Figure 12.2 Saturation arithmetic prevents wraparound
As we have mentioned before, one of the limits on operational speed is the size of the internal components and, until recently the smallest detail was limited to 0.18 µm. As the competition between the AMD continued, it was time for the next step as AMD started using 0.13 µm technology and, as expected, the Pentium 4 also upgraded to the same technology for the faster versions of 1.8 GHz and above. The operating voltage has also been reduced from 1.75 down to 1.5 volts allowing closer spacing and a further increase in speed (and 25% reduction in cost). The new design has allowed the Pentium 4 to increase its transistor headcount from 42 million to 55 million increasing the number of connecting pins to 478. Intel has moved a long way from the 16 pins of their 4-bit offering in 1972.
Thermal safety
The power dissipation increases as any integrated circuit works faster and the Pentium 4 is no exception. Now, bearing in mind that the actual processor circuit is just 10 mm×10 mm (0.4 square inches) and consumes 55 watts. We must be very careful to ensure that it doesn’t overheat. This is achieved by using a large heat sink and a cooling fan.

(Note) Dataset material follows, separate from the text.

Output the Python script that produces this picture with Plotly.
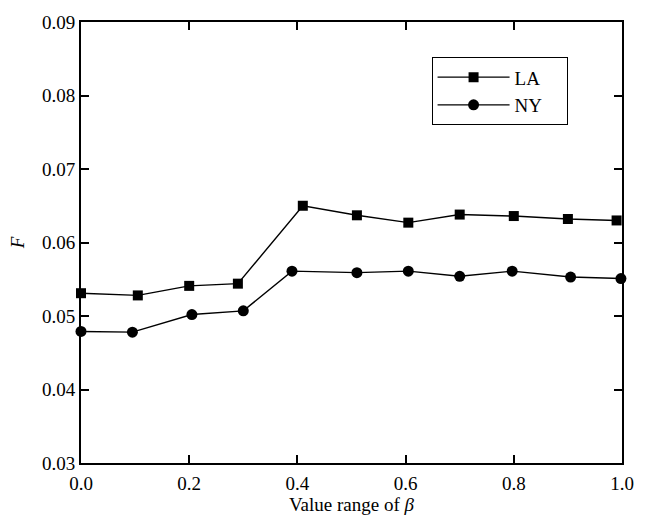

The new Pentium has a thermal safety circuit. If the microprocessor starts to overheat, the cooling fan will increase its revs and the operating speed of the microprocessor will decrease. If things get serious and it reaches a dangerous level of 69°C (155°F) the thermal circuit will call it a day and shut down the computer to prevent the microprocessor from being destroyed.
The system bus
Also called the FSB or Front Side Bus, is 64 bits wide and ‘Quad Pumped’ which is a fancy way of saying that each clock pulse, presently running at 133 MHz, will shift four lots of data along the bus. Now, rounding off the figures a bit, 133 MHz×4=533 MHz so the bus looks like a single 533 MHz bus. Incoming and outgoing information is stored in the 256 kB level 2 Advanced Transfer Cache which is fed 256 bit wide pathways. Intel calls it ‘Advanced Transfer Cache’ which is not quad pumped though being wider, still matches the speed of the system bus.